Nio claims to have carried out more than 80 FOTA updates in the past five years, adding more than 450 new functions and more than 600 function updates. The manufacturer distinguishes the FOTA update from the SOTA, the “software-over-the-air”. FOTA updates can also improve functions at system level, for example, performance, vehicle control systems, as well as driving comfort and driver assistance systems. This is made possible by a “domain architecture” in Nio’s vehicles, as Hui Zhang describes it. SOTA updates, on the other hand, are for example navigation updates or improved graphics. For the future, Nio announced that it will probably offer a SOTA update once a month in Europe, and the firmware will be updated once a quarter via a FOTA update. Zhang compares the process to the growth of trees in a forest: everything happens organically and in a network.

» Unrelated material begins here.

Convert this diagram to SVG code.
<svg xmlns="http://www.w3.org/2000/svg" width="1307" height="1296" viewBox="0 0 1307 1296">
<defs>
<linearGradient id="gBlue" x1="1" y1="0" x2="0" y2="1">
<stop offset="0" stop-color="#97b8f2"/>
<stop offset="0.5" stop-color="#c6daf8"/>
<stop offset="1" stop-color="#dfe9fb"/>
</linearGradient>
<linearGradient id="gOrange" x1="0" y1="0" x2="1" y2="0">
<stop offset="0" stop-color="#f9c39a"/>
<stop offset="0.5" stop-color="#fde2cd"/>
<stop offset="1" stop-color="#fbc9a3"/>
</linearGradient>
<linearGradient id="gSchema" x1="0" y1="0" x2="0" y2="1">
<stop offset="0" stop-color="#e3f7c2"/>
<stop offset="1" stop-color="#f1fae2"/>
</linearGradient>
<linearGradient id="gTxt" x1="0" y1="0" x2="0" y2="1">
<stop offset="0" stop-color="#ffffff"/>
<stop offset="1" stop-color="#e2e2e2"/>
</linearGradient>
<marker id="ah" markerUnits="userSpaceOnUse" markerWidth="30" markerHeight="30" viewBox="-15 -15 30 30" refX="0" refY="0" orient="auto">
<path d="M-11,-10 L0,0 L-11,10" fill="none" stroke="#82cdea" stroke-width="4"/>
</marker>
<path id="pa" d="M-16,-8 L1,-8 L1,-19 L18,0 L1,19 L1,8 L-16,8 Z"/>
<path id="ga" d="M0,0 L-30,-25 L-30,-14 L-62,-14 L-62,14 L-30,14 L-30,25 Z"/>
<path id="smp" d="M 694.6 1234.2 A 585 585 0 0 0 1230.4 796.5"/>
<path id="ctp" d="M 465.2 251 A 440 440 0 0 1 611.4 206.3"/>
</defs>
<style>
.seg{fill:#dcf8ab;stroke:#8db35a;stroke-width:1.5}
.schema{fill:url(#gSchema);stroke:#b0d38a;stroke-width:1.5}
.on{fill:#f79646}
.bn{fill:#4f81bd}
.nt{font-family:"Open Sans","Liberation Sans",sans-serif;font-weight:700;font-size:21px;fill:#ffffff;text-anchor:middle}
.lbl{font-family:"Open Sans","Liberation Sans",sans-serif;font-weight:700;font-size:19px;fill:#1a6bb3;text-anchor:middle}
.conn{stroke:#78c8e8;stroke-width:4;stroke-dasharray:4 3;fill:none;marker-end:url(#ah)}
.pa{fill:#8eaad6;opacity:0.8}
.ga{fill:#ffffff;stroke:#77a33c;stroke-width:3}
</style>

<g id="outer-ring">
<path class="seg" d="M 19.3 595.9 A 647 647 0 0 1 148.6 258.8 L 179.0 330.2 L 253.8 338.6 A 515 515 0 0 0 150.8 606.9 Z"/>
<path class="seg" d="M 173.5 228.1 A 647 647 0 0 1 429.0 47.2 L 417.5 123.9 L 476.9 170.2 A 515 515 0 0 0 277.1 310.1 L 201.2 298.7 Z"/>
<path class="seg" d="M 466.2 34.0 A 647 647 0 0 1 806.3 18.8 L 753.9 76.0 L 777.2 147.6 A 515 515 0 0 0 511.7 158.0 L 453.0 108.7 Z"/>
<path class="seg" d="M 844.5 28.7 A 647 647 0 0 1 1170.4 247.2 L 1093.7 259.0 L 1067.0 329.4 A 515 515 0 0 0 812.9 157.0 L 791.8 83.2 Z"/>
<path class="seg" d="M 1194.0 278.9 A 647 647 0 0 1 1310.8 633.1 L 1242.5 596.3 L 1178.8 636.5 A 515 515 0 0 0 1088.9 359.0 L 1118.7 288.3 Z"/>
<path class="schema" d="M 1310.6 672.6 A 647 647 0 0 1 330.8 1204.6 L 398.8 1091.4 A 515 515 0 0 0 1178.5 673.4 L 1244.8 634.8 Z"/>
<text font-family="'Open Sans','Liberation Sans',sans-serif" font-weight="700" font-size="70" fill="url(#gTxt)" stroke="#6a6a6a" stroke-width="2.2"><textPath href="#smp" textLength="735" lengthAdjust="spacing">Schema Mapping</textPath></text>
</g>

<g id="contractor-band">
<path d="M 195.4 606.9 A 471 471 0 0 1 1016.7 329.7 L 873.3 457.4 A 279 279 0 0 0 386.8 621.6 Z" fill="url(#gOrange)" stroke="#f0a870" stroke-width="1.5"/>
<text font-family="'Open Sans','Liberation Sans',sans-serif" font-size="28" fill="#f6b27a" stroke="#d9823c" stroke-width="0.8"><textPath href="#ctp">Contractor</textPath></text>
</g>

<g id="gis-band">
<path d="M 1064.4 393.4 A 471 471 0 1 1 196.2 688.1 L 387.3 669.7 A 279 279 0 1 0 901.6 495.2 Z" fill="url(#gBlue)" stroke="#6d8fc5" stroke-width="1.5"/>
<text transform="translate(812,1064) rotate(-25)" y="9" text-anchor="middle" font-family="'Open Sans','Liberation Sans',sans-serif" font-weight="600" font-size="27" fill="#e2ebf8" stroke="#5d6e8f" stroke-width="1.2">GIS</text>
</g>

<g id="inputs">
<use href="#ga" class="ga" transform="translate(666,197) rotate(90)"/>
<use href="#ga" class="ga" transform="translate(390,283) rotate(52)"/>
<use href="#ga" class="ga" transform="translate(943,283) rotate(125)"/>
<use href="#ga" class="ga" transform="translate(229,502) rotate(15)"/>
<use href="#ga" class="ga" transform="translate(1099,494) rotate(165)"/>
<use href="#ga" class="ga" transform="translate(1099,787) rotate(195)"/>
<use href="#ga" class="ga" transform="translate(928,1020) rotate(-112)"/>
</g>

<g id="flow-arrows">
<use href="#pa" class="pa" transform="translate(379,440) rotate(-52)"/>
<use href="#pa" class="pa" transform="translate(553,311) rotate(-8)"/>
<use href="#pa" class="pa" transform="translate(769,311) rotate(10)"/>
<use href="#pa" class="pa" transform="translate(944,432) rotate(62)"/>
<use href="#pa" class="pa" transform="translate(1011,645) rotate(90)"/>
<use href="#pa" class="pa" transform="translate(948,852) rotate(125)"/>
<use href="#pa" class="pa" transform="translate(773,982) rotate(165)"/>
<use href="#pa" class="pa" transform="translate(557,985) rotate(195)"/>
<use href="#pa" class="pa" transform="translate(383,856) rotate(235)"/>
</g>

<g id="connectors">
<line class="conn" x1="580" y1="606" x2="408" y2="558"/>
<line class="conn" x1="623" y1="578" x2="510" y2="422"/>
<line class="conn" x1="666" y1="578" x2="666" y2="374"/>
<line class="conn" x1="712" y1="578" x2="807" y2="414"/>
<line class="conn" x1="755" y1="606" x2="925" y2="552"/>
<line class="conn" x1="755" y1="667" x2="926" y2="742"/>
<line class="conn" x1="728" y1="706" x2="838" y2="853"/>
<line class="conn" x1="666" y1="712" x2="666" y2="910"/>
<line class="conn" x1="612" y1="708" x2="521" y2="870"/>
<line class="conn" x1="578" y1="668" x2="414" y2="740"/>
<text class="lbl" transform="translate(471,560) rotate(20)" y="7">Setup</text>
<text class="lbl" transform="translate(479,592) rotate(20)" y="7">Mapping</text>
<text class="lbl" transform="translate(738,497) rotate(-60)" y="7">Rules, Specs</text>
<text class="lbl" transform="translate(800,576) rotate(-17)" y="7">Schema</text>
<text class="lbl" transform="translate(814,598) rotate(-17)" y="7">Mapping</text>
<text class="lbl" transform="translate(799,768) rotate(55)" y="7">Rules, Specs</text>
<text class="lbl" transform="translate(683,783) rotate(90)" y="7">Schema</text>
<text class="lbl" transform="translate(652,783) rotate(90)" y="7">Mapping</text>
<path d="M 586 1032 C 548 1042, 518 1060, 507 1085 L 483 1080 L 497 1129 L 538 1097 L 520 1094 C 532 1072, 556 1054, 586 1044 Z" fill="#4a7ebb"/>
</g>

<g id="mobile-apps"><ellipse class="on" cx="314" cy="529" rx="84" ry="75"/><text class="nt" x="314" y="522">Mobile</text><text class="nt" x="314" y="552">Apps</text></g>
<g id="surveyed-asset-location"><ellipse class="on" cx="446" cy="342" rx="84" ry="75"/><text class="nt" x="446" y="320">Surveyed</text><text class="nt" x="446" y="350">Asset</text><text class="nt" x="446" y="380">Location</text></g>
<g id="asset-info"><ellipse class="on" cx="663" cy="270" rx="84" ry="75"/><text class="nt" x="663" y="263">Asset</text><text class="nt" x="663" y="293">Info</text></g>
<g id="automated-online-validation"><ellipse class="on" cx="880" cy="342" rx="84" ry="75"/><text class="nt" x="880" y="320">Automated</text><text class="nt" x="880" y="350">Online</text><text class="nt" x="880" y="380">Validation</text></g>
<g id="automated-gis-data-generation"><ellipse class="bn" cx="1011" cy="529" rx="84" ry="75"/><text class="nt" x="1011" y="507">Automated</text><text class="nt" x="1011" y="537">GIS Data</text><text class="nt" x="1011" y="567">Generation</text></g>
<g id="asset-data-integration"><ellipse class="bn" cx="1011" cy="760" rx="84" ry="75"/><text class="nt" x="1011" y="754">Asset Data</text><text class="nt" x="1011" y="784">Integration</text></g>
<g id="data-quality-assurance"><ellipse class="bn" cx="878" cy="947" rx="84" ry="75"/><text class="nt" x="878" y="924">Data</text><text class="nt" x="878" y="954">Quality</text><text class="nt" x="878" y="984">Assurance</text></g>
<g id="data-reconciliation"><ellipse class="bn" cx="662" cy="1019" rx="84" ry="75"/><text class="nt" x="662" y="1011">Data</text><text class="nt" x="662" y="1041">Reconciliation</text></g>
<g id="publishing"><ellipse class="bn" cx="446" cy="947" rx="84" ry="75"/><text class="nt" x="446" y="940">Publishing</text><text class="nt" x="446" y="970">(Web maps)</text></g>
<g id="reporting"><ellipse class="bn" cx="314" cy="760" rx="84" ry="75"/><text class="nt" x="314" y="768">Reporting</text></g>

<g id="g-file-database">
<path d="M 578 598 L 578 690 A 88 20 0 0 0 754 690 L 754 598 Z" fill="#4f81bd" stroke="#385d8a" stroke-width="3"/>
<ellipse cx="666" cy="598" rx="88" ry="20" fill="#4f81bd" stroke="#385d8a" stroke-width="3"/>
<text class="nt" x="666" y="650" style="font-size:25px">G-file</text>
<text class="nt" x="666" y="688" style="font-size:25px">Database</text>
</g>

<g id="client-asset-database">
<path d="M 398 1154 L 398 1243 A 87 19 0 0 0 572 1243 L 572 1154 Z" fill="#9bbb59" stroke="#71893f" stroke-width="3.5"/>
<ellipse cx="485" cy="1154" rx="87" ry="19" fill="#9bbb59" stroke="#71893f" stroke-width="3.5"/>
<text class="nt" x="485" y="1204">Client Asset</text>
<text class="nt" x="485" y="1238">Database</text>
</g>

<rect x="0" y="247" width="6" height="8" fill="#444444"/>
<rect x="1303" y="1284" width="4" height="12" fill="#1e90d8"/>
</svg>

As an example of a FOTA update, Nio cites the “smart charging” mentioned at the beginning of this article, which is intended to make it easier for users to “navigate through the dynamic European electricity tariffs”. In doing so, the vehicle accesses the cheapest electricity tariffs in near real time and offers the user a cost-optimised charging strategy. Nio promises that users can use it to optimise “up to 50 per cent” of their electricity costs. One example of a SOTA update is the upcoming integration of video-on-demand services: ScreenHits TV, a British company offering a smart TV interface that gives Nio users access to a vast range of video content, including live TV and popular streaming services in 59 countries and 30 different languages. And: via the ‘Nomi Feedback’ function, users can send feedback to the developers with a voice recording.

At the opening of the Nio Innovation Centre in Berlin, there is one detail that the company is particularly proud of: “In all these years, Nio has never had to recall a car for software reasons,” says European head Zhang. The new development centre in Berlin should help to keep it that way.